Fixing It in One Pass

If you are working through a full draft and want to catch formatting tells efficiently, run through these in order.

First, scan every heading. Change Title Case to sentence case unless your style guide requires otherwise. Then read what each heading says and ask whether it names a topic or tells the reader something specific. Rewrite any that are just labels.

Second, select all and search for bold. Click through each instance and ask whether it helps a skimmer or just adds visual noise. Remove the bold on anything that is not a term being defined, a genuine warning, or a navigational anchor.

Third, look at every list with three items or fewer. Read the items as a sentence and see if it works. If it does, collapse it.

None of these changes touch the ideas in the draft. They just remove the layer of automated structure that got laid on top of them. If the writing underneath is solid, it will show once the formatting is out of the way.

For deeper sentence-level work, how to rewrite a robotic AI paragraph by hand covers the prose side of the edit.

If you want a prompt that handles most of these issues automatically before you edit, the free prompt on the humanizer prompt page includes instructions for reducing bold, flattening lists, and normalizing headings as part of the rewrite pass.

Frequently Asked Questions

Is it always wrong to use bullet lists in AI-edited content?

No. Lists are useful when the items are genuinely parallel, when readers will scan rather than read, or when order matters (steps in a process, for example). The problem is not lists themselves but AI's habit of applying them to content that reads better as prose. If you find yourself with a list and you can write it out in a sentence without losing anything, the list probably was not necessary.

What is wrong with Title Case headings?

Nothing is technically wrong with Title Case, and plenty of well-edited publications use it. The issue is that AI applies it uniformly to every heading regardless of tone, and readers have started to associate that pattern with generated text. Sentence case tends to read more naturally and gives the impression that a person made a choice rather than a model applied a rule.

How much bold is too much?

One rough guide: if more than one phrase per paragraph is bolded, you probably have too much. Bold works best when it is rare enough that the reader trusts it means something. When every paragraph has a bolded phrase, the emphasis flattens out and stops doing its job.

Can I fix formatting issues with a prompt instead of by hand?

Yes, to a point. A well-written prompt can ask the model to remove excess bold, convert Title Case headings to sentence case, and collapse short lists into prose. The model will not catch every case perfectly, but a formatting-focused revision prompt can handle much of the mechanical work before you do a human pass. The humanizer prompt includes formatting instructions alongside voice and style guidance.

Does fixing formatting actually affect whether AI detectors flag the content?

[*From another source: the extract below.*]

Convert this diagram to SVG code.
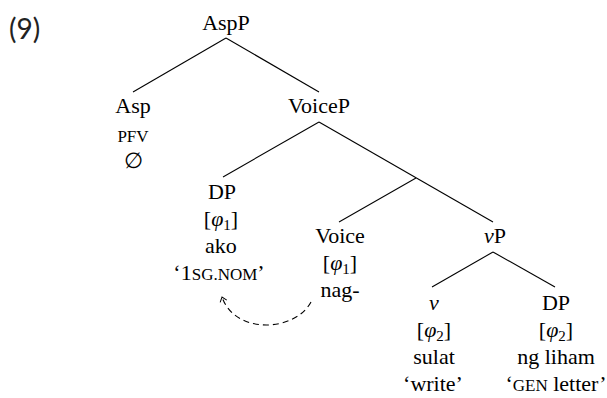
<svg xmlns="http://www.w3.org/2000/svg" width="607" height="398" viewBox="0 0 607 398">
<style>
  .t { font-family: 'Liberation Serif', 'DejaVu Serif', serif; font-size: 22px; fill: #000; text-anchor: middle; }
  .num { font-family: Lato, 'Open Sans', sans-serif; font-size: 28px; fill: #222; }
  .sc { font-size: 17px; }
  .it { font-style: italic; }
  .sub { font-size: 15px; }
  .edge { stroke: #000; stroke-width: 1.1; fill: none; }
  .move { stroke: #000; stroke-width: 1.1; fill: none; stroke-dasharray: 6 4; }
</style>
<defs>
  <marker id="tip" viewBox="-6 -5 8 10" markerWidth="8" markerHeight="10" refX="0" refY="0" orient="auto" markerUnits="userSpaceOnUse">
    <path d="M -4.5 -3.5 L 0 0 L -4.5 3.5" fill="none" stroke="#000" stroke-width="1"/>
  </marker>
</defs>
<rect width="607" height="398" fill="#fff"/>
<text class="num" x="9" y="39">(9)</text>

<g id="connectors">
  <line class="edge" x1="226" y1="38" x2="133" y2="92"/>
  <line class="edge" x1="226" y1="38" x2="319" y2="92"/>
  <line class="edge" x1="319" y1="122" x2="223" y2="177"/>
  <line class="edge" x1="319" y1="122" x2="493" y2="222"/>
  <line class="edge" x1="416" y1="178" x2="339" y2="222"/>
  <line class="edge" x1="493" y1="252" x2="432" y2="287"/>
  <line class="edge" x1="493" y1="252" x2="555" y2="287"/>
  <path class="move" d="M 311 302 C 295 332 235 335 222 297" marker-end="url(#tip)"/>
</g>

<g id="AspP"><text class="t" x="226" y="30">AspP</text></g>

<g id="Asp">
  <text class="t" x="133" y="113">Asp</text>
  <text class="t sc" x="133" y="142">PFV</text>
  <text class="t" x="133" y="168">∅</text>
</g>

<g id="VoiceP"><text class="t" x="319" y="113">VoiceP</text></g>

<g id="DP1">
  <text class="t" x="222" y="199">DP</text>
  <text class="t" x="221" y="226">[<tspan class="it">φ</tspan><tspan class="sub" dy="4">1</tspan><tspan dy="-4">]</tspan></text>
  <text class="t" x="221" y="253">ako</text>
  <text class="t" x="219" y="280">‘1<tspan class="sc">SG.NOM</tspan>’</text>
</g>

<g id="Voice">
  <text class="t" x="340" y="243">Voice</text>
  <text class="t" x="340" y="270">[<tspan class="it">φ</tspan><tspan class="sub" dy="4">1</tspan><tspan dy="-4">]</tspan></text>
  <text class="t" x="340" y="297">nag-</text>
</g>

<g id="vP"><text class="t" x="495" y="243"><tspan class="it">v</tspan>P</text></g>

<g id="v">
  <text class="t it" x="434" y="310">v</text>
  <text class="t" x="434" y="337">[<tspan class="it">φ</tspan><tspan class="sub" dy="4">2</tspan><tspan dy="-4">]</tspan></text>
  <text class="t" x="434" y="364">sulat</text>
  <text class="t" x="433" y="391">‘write’</text>
</g>

<g id="DP2">
  <text class="t" x="556" y="310">DP</text>
  <text class="t" x="556" y="337">[<tspan class="it">φ</tspan><tspan class="sub" dy="4">2</tspan><tspan dy="-4">]</tspan></text>
  <text class="t" x="556" y="364">ng liham</text>
  <text class="t" x="556" y="391">‘<tspan class="sc">GEN</tspan> letter’</text>
</g>
</svg>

Formatting alone is unlikely to change a detector score significantly, because most detectors look at statistical patterns in the text itself rather than visual structure. But fixing the formatting is still worth doing, because it is one of the most visible signals to human readers. A person scanning your page will notice the AI pattern from the layout before they read a word. Fixing it makes the text look like someone edited it, which is often the first thing you want to establish.